Weirdness

Girl: Wait, so I'm cheating on you… with myself?!
Guy: Exactly!

–Coney Island, New York

Overheard by: trying not to laugh

Bedraggled female peddler to another: Man, of all of the spots I've had here I've never seen so many lowlifes congregated around one place.

–Venice Beach, California

Overheard by: Gary & Nadja

Mother to toddler in wetsuit: Look! There's a naked baby! Do you wanna be naked and play with the naked baby? Let's go meet the naked baby.

–Lake Beach, Maine

Mom (to son #1): That's not all you're carrying! Take more. (to son #2) Good job, genius, you got sand in the cooler! (to both sons) Say goodbye to the beach, you'll never see it again.

–Belmar, New Jersey

Overheard by: Mikey

Naked guy #1: My girlfriend thinks it's weird that you and I come here every weekend.
Naked guy #2: Why? Did you tell her Mike and Rob come too?
Naked guy #1: Nah dude, I don't want her to think we're gay.

–Sandy Hook, New Jersey

Boy: Mom!

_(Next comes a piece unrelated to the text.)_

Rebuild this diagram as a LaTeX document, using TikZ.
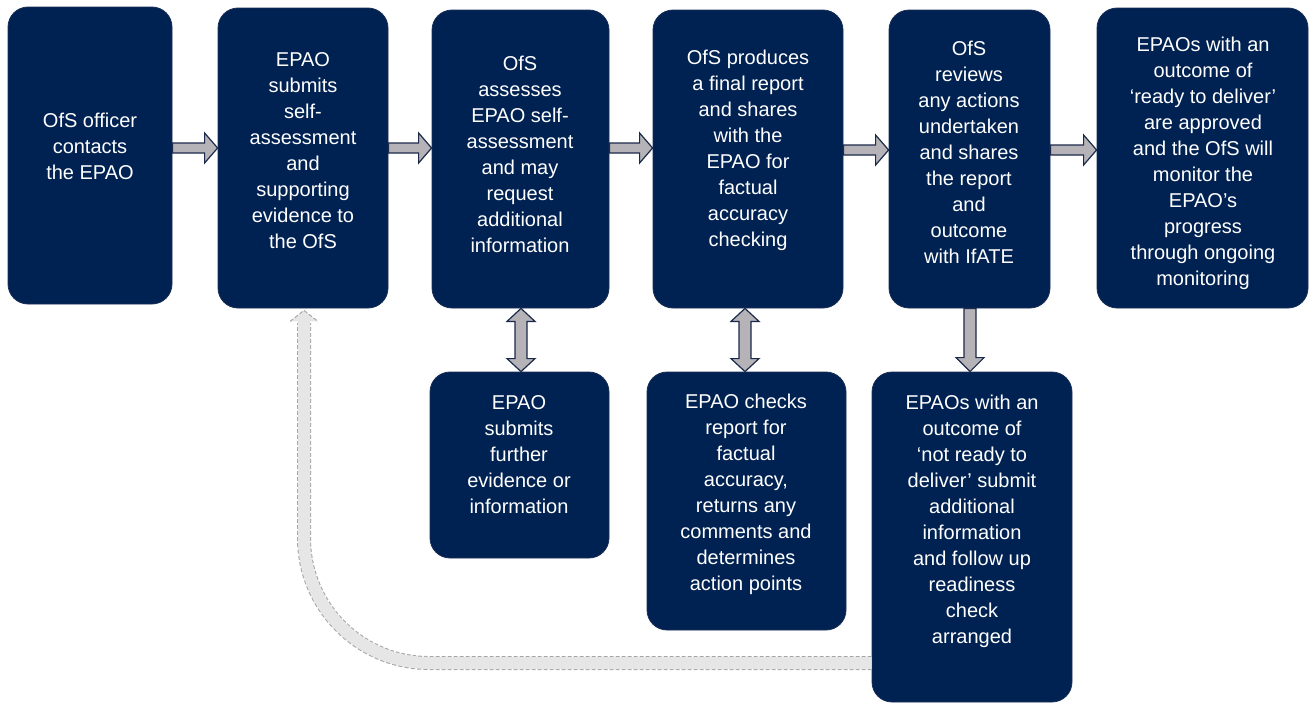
\documentclass[tikz,border=0pt]{standalone}
\usepackage{fontspec}
\setmainfont{Liberation Sans}
\usetikzlibrary{calc}
\definecolor{navy}{HTML}{002252}
\definecolor{navyedge}{HTML}{1A2E55}
\definecolor{arrowgrey}{HTML}{B5B3B8}
\definecolor{arrowedge}{HTML}{1B2A4A}
\definecolor{retfill}{HTML}{E6E6E6}
\definecolor{retedge}{HTML}{A6A6A6}
\tikzset{
  box/.style={rectangle, rounded corners=20pt, fill=navy, draw=navyedge, line width=0.8pt, inner sep=0pt},
  boxtext/.style={align=center, text=white, inner sep=0pt, font=\fontsize{20}{26}\selectfont},
  barrow/.style={fill=arrowgrey, draw=arrowedge, line width=1.2pt, line join=miter},
}
\begin{document}
\begin{tikzpicture}[x=1pt,y=-1pt]
\useasboundingbox (0,0) rectangle (1314,704);
% boxes
\node[box, minimum width=164pt, minimum height=297pt] (A) at (90,155.5) {};
\node[box, minimum width=170pt, minimum height=300pt] (B) at (303,158) {};
\node[box, minimum width=177pt, minimum height=298pt] (C) at (520.5,159) {};
\node[box, minimum width=190pt, minimum height=298pt] (D) at (748,159) {};
\node[box, minimum width=161pt, minimum height=298pt] (E) at (969.5,159) {};
\node[box, minimum width=211pt, minimum height=300pt] (F) at (1202.5,158) {};
\node[box, minimum width=179pt, minimum height=186pt] (G) at (519.5,465) {};
\node[box, minimum width=199pt, minimum height=258pt] (H) at (746.5,501) {};
\node[box, minimum width=200pt, minimum height=330pt] (I) at (972,537) {};
% texts
\node[boxtext] (tA) at (90,146) {OfS officer\\contacts\\the EPAO};
\node[boxtext] (tB) at (303,151) {EPAO\\submits\\self-\\assessment\\and\\supporting\\evidence to\\the OfS};
\node[boxtext] (tC) at (520,154) {OfS\\assesses\\EPAO self-\\assessment\\and may\\request\\additional\\information};
\node[boxtext] (tD) at (748,150) {OfS produces\\a final report\\and shares\\with the\\EPAO for\\factual\\accuracy\\checking};
\node[boxtext] (tE) at (969,152) {OfS\\reviews\\any actions\\undertaken\\and shares\\the report\\and\\outcome\\with IfATE};
\node[boxtext] (tF) at (1203,163) {EPAOs with an\\outcome of\\‘ready to deliver’\\are approved\\and the OfS will\\monitor the\\EPAO’s\\progress\\through ongoing\\monitoring};
\node[boxtext] (tG) at (519,455) {EPAO\\submits\\further\\evidence or\\information};
\node[boxtext] (tH) at (746,494) {EPAO checks\\report for\\factual\\accuracy,\\returns any\\comments and\\determines\\action points};
\node[boxtext] (tI) at (972,521) {EPAOs with an\\outcome of\\‘not ready to\\deliver’ submit\\additional\\information\\and follow up\\readiness\\check\\arranged};
% horizontal block arrows
\foreach \s/\t/\yy in {A/B/148, B/C/148, C/D/148, D/E/150, E/F/150}{
  \draw[barrow] let \p1=(\s.east|-0,\yy), \p2=(\t.west|-0,\yy) in
    (\x1,\y1+5pt) -- (\x2-13pt,\y1+5pt) -- (\x2-13pt,\y1+15pt) -- (\x2,\y1)
    -- (\x2-13pt,\y1-15pt) -- (\x2-13pt,\y1-5pt) -- (\x1,\y1-5pt) -- cycle;
}
% vertical double arrows
\foreach \s/\t/\xx in {C/G/521, D/H/745}{
  \draw[barrow] let \p1=(\s.south-|\xx,0), \p2=(\t.north-|\xx,0) in
    (\x1,\y1) -- (\x1+14pt,\y1-13pt) -- (\x1+6pt,\y1-13pt) -- (\x1+6pt,\y2+13pt)
    -- (\x1+14pt,\y2+13pt) -- (\x1,\y2) -- (\x1-14pt,\y2+13pt) -- (\x1-6pt,\y2+13pt)
    -- (\x1-6pt,\y1-13pt) -- (\x1-14pt,\y1-13pt) -- cycle;
}
% single down arrow E -> I
\draw[barrow] let \p1=(E.south-|970,0), \p2=(I.north-|970,0) in
    (\x1+6pt,\y1) -- (\x1+6pt,\y2+14pt) -- (\x1+14pt,\y2+14pt) -- (\x1,\y2)
    -- (\x1-14pt,\y2+14pt) -- (\x1-6pt,\y2+14pt) -- (\x1-6pt,\y1) -- cycle;
% dashed return arrow I -> B
\coordinate (retcorner) at (304,663);
\coordinate (retheadbase) at (304,323);
\draw[retedge, line width=14pt, dash pattern=on 4pt off 2pt, rounded corners=125pt]
  (I.west|-retcorner) -- (retcorner) -- (retheadbase);
\draw[retfill, line width=12pt, rounded corners=125pt]
  (I.west|-retcorner) -- (retcorner) -- (retheadbase);
\draw[fill=retfill, draw=retedge, line width=1pt, dash pattern=on 4pt off 2pt, line join=miter]
  let \p1=(B.south-|304,0) in
  ($(\x1,\y1)+(-14pt,-13pt)$) -- (\x1,\y1-2pt) -- ($(\x1,\y1)+(14pt,-13pt)$);
\fill[retfill] ($(retheadbase)+(-6pt,-1pt)$) rectangle ($(retheadbase)+(6pt,4pt)$);
\end{tikzpicture}
\end{document}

I want a wooden penis!
Mom: You have one already.
Boy: Then I want a metal penis!
Dad: Actually, that might come in handy.

–Dolphin Cove, Jamaica

Overheard by: bea arthur

Niece: I can’t find my underwear!
Uncle: Maybe it’s with my wedding ring.

–Rio Del Mar Beach, California

Girl #1: It was really awkward with him last night, he kept putting his hand in his back pocket and down the back of his jeans.
Girl #2: Maybe he had an itch on his ass?
Girl #1: It was worse then that: he started rubbing his ass on the bar stool.

–Jones Beach, Long Island, New York

Girl to friend: I can't tell if he's hot either, because I don't know how much money he has.

–Long Beach, New York

Overheard by: sara

Nerd, to blind date: And the best part about this guy is that he’s half man, half rat, and he’s living in a WOOD ELF society!